■ Source material ■

----

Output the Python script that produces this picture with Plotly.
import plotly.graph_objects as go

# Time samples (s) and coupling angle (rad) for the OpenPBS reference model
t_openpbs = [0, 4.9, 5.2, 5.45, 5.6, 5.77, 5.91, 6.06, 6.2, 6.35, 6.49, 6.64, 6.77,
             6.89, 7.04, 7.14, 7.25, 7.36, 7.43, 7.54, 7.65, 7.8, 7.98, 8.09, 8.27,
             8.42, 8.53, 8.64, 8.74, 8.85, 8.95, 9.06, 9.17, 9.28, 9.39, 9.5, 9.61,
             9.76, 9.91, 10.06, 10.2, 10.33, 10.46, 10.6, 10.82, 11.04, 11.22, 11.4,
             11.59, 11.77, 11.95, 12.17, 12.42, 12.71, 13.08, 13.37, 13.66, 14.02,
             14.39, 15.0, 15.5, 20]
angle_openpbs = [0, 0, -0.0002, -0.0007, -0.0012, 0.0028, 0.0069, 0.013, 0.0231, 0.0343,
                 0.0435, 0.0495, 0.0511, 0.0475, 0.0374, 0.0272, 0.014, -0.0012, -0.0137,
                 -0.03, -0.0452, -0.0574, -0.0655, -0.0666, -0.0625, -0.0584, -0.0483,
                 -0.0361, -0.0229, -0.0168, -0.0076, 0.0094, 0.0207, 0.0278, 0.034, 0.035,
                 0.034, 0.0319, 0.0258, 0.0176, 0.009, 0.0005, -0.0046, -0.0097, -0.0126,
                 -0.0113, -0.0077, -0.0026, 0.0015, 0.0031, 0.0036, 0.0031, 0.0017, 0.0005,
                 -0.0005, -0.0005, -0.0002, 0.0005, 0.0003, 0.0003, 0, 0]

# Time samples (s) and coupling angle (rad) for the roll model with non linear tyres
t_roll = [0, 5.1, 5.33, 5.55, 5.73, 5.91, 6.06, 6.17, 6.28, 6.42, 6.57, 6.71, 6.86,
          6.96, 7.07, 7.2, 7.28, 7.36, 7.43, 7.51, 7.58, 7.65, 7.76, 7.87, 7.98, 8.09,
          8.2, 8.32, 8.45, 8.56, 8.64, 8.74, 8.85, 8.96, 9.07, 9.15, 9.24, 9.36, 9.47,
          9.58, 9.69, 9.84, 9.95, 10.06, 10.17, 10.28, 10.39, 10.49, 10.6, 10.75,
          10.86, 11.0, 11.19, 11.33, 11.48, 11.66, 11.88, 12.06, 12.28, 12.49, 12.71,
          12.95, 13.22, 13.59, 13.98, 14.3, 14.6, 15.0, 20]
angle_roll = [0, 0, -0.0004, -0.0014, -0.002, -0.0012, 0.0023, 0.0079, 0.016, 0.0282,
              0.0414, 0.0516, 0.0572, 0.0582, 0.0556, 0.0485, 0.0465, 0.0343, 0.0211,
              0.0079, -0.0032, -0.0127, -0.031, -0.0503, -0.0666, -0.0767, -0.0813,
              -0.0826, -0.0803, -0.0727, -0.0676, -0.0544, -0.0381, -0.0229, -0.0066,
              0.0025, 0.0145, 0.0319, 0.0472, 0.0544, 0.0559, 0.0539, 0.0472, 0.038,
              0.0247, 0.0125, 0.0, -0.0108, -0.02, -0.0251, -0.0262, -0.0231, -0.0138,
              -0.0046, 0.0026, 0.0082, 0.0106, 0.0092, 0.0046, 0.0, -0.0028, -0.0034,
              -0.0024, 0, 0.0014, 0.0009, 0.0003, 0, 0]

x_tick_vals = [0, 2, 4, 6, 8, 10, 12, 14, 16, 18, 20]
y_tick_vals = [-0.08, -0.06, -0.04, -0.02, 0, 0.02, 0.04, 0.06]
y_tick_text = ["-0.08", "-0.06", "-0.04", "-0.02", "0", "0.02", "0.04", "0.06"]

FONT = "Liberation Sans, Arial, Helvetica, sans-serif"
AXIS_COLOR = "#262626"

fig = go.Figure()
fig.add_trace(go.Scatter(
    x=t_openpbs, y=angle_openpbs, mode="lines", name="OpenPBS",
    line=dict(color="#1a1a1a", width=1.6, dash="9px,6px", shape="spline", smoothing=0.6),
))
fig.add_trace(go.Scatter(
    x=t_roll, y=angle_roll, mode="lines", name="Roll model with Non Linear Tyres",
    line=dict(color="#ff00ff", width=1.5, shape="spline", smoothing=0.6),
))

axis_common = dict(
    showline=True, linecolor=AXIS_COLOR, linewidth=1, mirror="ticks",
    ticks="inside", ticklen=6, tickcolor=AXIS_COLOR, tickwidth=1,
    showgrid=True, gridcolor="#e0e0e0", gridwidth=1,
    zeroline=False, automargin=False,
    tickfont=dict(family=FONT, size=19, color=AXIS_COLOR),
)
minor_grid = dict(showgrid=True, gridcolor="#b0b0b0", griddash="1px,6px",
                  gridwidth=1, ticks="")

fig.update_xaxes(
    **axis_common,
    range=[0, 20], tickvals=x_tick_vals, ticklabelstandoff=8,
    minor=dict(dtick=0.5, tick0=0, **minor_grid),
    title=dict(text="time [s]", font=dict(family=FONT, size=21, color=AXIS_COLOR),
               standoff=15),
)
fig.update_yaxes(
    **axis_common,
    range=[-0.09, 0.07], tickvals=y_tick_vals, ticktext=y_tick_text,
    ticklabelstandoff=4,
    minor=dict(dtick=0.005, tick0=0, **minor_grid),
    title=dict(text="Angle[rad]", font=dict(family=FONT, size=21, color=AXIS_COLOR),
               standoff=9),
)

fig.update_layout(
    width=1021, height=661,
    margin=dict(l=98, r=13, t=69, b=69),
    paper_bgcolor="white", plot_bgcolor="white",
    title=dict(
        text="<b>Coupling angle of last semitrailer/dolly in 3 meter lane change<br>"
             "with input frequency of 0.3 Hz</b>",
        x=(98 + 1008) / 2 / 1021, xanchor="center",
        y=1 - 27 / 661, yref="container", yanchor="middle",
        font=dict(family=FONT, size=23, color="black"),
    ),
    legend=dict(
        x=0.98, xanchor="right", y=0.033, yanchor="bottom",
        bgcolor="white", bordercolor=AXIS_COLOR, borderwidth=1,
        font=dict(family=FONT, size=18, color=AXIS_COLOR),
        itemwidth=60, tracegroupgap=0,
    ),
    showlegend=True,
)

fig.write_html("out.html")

----

■ The task ■
Repeat the material above in full, quoting it exactly.

■ The output ■
Output the Python script that produces this picture with Plotly.
import plotly.graph_objects as go

# Time samples (s) and coupling angle (rad) for the OpenPBS reference model
t_openpbs = [0, 4.9, 5.2, 5.45, 5.6, 5.77, 5.91, 6.06, 6.2, 6.35, 6.49, 6.64, 6.77,
             6.89, 7.04, 7.14, 7.25, 7.36, 7.43, 7.54, 7.65, 7.8, 7.98, 8.09, 8.27,
             8.42, 8.53, 8.64, 8.74, 8.85, 8.95, 9.06, 9.17, 9.28, 9.39, 9.5, 9.61,
             9.76, 9.91, 10.06, 10.2, 10.33, 10.46, 10.6, 10.82, 11.04, 11.22, 11.4,
             11.59, 11.77, 11.95, 12.17, 12.42, 12.71, 13.08, 13.37, 13.66, 14.02,
             14.39, 15.0, 15.5, 20]
angle_openpbs = [0, 0, -0.0002, -0.0007, -0.0012, 0.0028, 0.0069, 0.013, 0.0231, 0.0343,
                 0.0435, 0.0495, 0.0511, 0.0475, 0.0374, 0.0272, 0.014, -0.0012, -0.0137,
                 -0.03, -0.0452, -0.0574, -0.0655, -0.0666, -0.0625, -0.0584, -0.0483,
                 -0.0361, -0.0229, -0.0168, -0.0076, 0.0094, 0.0207, 0.0278, 0.034, 0.035,
                 0.034, 0.0319, 0.0258, 0.0176, 0.009, 0.0005, -0.0046, -0.0097, -0.0126,
                 -0.0113, -0.0077, -0.0026, 0.0015, 0.0031, 0.0036, 0.0031, 0.0017, 0.0005,
                 -0.0005, -0.0005, -0.0002, 0.0005, 0.0003, 0.0003, 0, 0]

# Time samples (s) and coupling angle (rad) for the roll model with non linear tyres
t_roll = [0, 5.1, 5.33, 5.55, 5.73, 5.91, 6.06, 6.17, 6.28, 6.42, 6.57, 6.71, 6.86,
          6.96, 7.07, 7.2, 7.28, 7.36, 7.43, 7.51, 7.58, 7.65, 7.76, 7.87, 7.98, 8.09,
          8.2, 8.32, 8.45, 8.56, 8.64, 8.74, 8.85, 8.96, 9.07, 9.15, 9.24, 9.36, 9.47,
          9.58, 9.69, 9.84, 9.95, 10.06, 10.17, 10.28, 10.39, 10.49, 10.6, 10.75,
          10.86, 11.0, 11.19, 11.33, 11.48, 11.66, 11.88, 12.06, 12.28, 12.49, 12.71,
          12.95, 13.22, 13.59, 13.98, 14.3, 14.6, 15.0, 20]
angle_roll = [0, 0, -0.0004, -0.0014, -0.002, -0.0012, 0.0023, 0.0079, 0.016, 0.0282,
              0.0414, 0.0516, 0.0572, 0.0582, 0.0556, 0.0485, 0.0465, 0.0343, 0.0211,
              0.0079, -0.0032, -0.0127, -0.031, -0.0503, -0.0666, -0.0767, -0.0813,
              -0.0826, -0.0803, -0.0727, -0.0676, -0.0544, -0.0381, -0.0229, -0.0066,
              0.0025, 0.0145, 0.0319, 0.0472, 0.0544, 0.0559, 0.0539, 0.0472, 0.038,
              0.0247, 0.0125, 0.0, -0.0108, -0.02, -0.0251, -0.0262, -0.0231, -0.0138,
              -0.0046, 0.0026, 0.0082, 0.0106, 0.0092, 0.0046, 0.0, -0.0028, -0.0034,
              -0.0024, 0, 0.0014, 0.0009, 0.0003, 0, 0]

x_tick_vals = [0, 2, 4, 6, 8, 10, 12, 14, 16, 18, 20]
y_tick_vals = [-0.08, -0.06, -0.04, -0.02, 0, 0.02, 0.04, 0.06]
y_tick_text = ["-0.08", "-0.06", "-0.04", "-0.02", "0", "0.02", "0.04", "0.06"]

FONT = "Liberation Sans, Arial, Helvetica, sans-serif"
AXIS_COLOR = "#262626"

fig = go.Figure()
fig.add_trace(go.Scatter(
    x=t_openpbs, y=angle_openpbs, mode="lines", name="OpenPBS",
    line=dict(color="#1a1a1a", width=1.6, dash="9px,6px", shape="spline", smoothing=0.6),
))
fig.add_trace(go.Scatter(
    x=t_roll, y=angle_roll, mode="lines", name="Roll model with Non Linear Tyres",
    line=dict(color="#ff00ff", width=1.5, shape="spline", smoothing=0.6),
))

axis_common = dict(
    showline=True, linecolor=AXIS_COLOR, linewidth=1, mirror="ticks",
    ticks="inside", ticklen=6, tickcolor=AXIS_COLOR, tickwidth=1,
    showgrid=True, gridcolor="#e0e0e0", gridwidth=1,
    zeroline=False, automargin=False,
    tickfont=dict(family=FONT, size=19, color=AXIS_COLOR),
)
minor_grid = dict(showgrid=True, gridcolor="#b0b0b0", griddash="1px,6px",
                  gridwidth=1, ticks="")

fig.update_xaxes(
    **axis_common,
    range=[0, 20], tickvals=x_tick_vals, ticklabelstandoff=8,
    minor=dict(dtick=0.5, tick0=0, **minor_grid),
    title=dict(text="time [s]", font=dict(family=FONT, size=21, color=AXIS_COLOR),
               standoff=15),
)
fig.update_yaxes(
    **axis_common,
    range=[-0.09, 0.07], tickvals=y_tick_vals, ticktext=y_tick_text,
    ticklabelstandoff=4,
    minor=dict(dtick=0.005, tick0=0, **minor_grid),
    title=dict(text="Angle[rad]", font=dict(family=FONT, size=21, color=AXIS_COLOR),
               standoff=9),
)

fig.update_layout(
    width=1021, height=661,
    margin=dict(l=98, r=13, t=69, b=69),
    paper_bgcolor="white", plot_bgcolor="white",
    title=dict(
        text="<b>Coupling angle of last semitrailer/dolly in 3 meter lane change<br>"
             "with input frequency of 0.3 Hz</b>",
        x=(98 + 1008) / 2 / 1021, xanchor="center",
        y=1 - 27 / 661, yref="container", yanchor="middle",
        font=dict(family=FONT, size=23, color="black"),
    ),
    legend=dict(
        x=0.98, xanchor="right", y=0.033, yanchor="bottom",
        bgcolor="white", bordercolor=AXIS_COLOR, borderwidth=1,
        font=dict(family=FONT, size=18, color=AXIS_COLOR),
        itemwidth=60, tracegroupgap=0,
    ),
    showlegend=True,
)

fig.write_html("out.html")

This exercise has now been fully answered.